Friday, February 03, 2012

The real thing?

Lana Del Rey, Exene Cervenka of X 

Last weekend, legendary punk bands X, Dead Kennedys, and The Avengers, played at an art museum in LA (the MOCA).  This article in the LA Weekly notes that punk by definition was anti-nostalgia, so the idea of dragging out some punk rock relics to play in a museum may be seem counter to what punk was about. Mind you, don't relics belong in a museum? Kidding...

"... Such questions of authenticity and identity - eternal themes in both art and punk rock - were enough to drive one crazy, but they were rendered moot within the first few explosive chords of the Avengers' set. .." - LA Weekly.

Authenticity is a word that seems to have come up a lot recently with the explosive arrival of Lana Del Rey on the music scene. I'm not sure how conjuring up a pop persona makes her any less authentic than the gazillion popsters who have gone before her. Her Dad is backrolling her career  - so what? So did Beyonce's Dad, so did Taylor Swift's Dad.

It's been fascinating following the excitement and then the backlash to Lana Del Rey. Some folk like Simon Sweetman, feel deeply offended by a manufactured pop star.

Sure, she's not the first, but she might well be the last. Here's a response to Sweetman's piece, "Lana Del Rey vs. Hipster Snobbery" from the delightfully named Unapologetically Pop! blog. 

Is Lana Del Rey authentic? Does it even matter? As Russell Brown noted in his review of her album, "For the indie chin-strokers, it's as if they saw that amazing girl they met last Saturday at the hipster bar promenading on the arm of some douchebag hunk. Grief gave way to anger as they realised she wasn't the girl they thought she was.

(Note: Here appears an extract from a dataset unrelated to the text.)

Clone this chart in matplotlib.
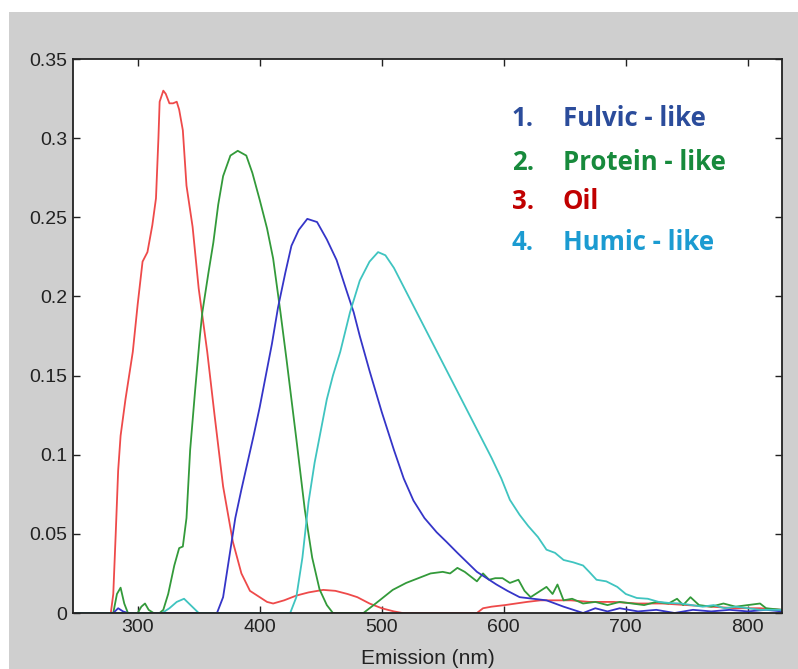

"Well, no. Lana Del Rey's not her real name! It was suggested by her management! She has a deal with a major label! Her father is actually a millionaire! The sooner you say it out loud, the sooner you can get over it."

Brown praises the album, saying "there's some pop gold on this record." His main issue with it? "Like much modern pop music, it's compressed to buggery. That's audio compression - making everything loud - rather than file compression..."

The Loudness wars - that's worth arguing about.

And how is Ms Del Ray handling all this? Well, her album just hit number one in 14 countries. I'm guessing she's not too fussed right now.

Authenticity ('keeping it real') is something that comes up very frequently in hiphop circles, ever since the genre emerged on wax in the late 1970s. There's even university theses on it. It has been an issue in hiphop ever since it hit the mainstream, with the likes of Fresh Prince, Vanilla Ice and MC Hammer. How do you 'keep it street' if you're not from the street?

Take Run DMC, a crew originally from the middle class suburb of Queens NYC. By dressing in their street clothes, rather than flashy show-off uniforms like most rap groups of the time (see Grandmaster Flash and the Furious Five), Run DMC made a definite impression. By being true to themselves, they were keeping it real.

Rapper 50 Cent got shot nine times and then got dropped by his record label, before eventually finding success. On the question of authenticity, he says  “When I offer aggression, I offer it from an author, a real place ... It’s just a lot of the other artists, I don’t believe them. I believe hip-hop is in a struggle of being artistic or [having] authenticity—which one matters?

"Because a lot of them that write music that has a street-life theme to it haven’t actually been exposed to very much of that. It’s starting to feel like it doesn’t matter. I’m watching it, and I’m like, Okay, it sounded great, but ya lyin’.” [source: XXL]



RELATED Jessica Hooper at Spin: Deconstructing Lana Del Rey
and Sasha Frere-Jones at the New Yorker: Screen Shot: Lana Del Rey's fixed image
Hat tip to Robyn Gallagher for the links.
Under the big black sun, California art 1974-1981, exhibition at the MOCA, LA. 

2 comments:

Kat said...

With Lana del Ray, it's not her authenticity which makes me snub my nose (although such a contrived persona does irk me), it's quite simply that she's tediously boring and has zero consistency while performing live.

Her live performance on Jools Holland of Video Games had her switching from sultry to sugar sweet and back again for the whole song, and once you're aware of it, it begins to grate considerably.

If she were 'real', I might forgive these quivvers. If she were good, I could absolutely get over the authenticity issue, but the truth is she's boring, annoying and really difficult to tolerate - regardless as to whether her persona is genuine.

Peter McLennan said...

I'm kinda intrigued by the negative reactions to some of her live performances. I watched her NY live debut late last year online, and went back and rewatched that this week, and her SNL/Jools Holland clips and found them pretty competent, for anyone with a passing familiarity with the works of Nico or Marianne Faithful.

So many people seem to be devoting a lot of time listening and watching an artist they actively dislike. Surely life is too short for that?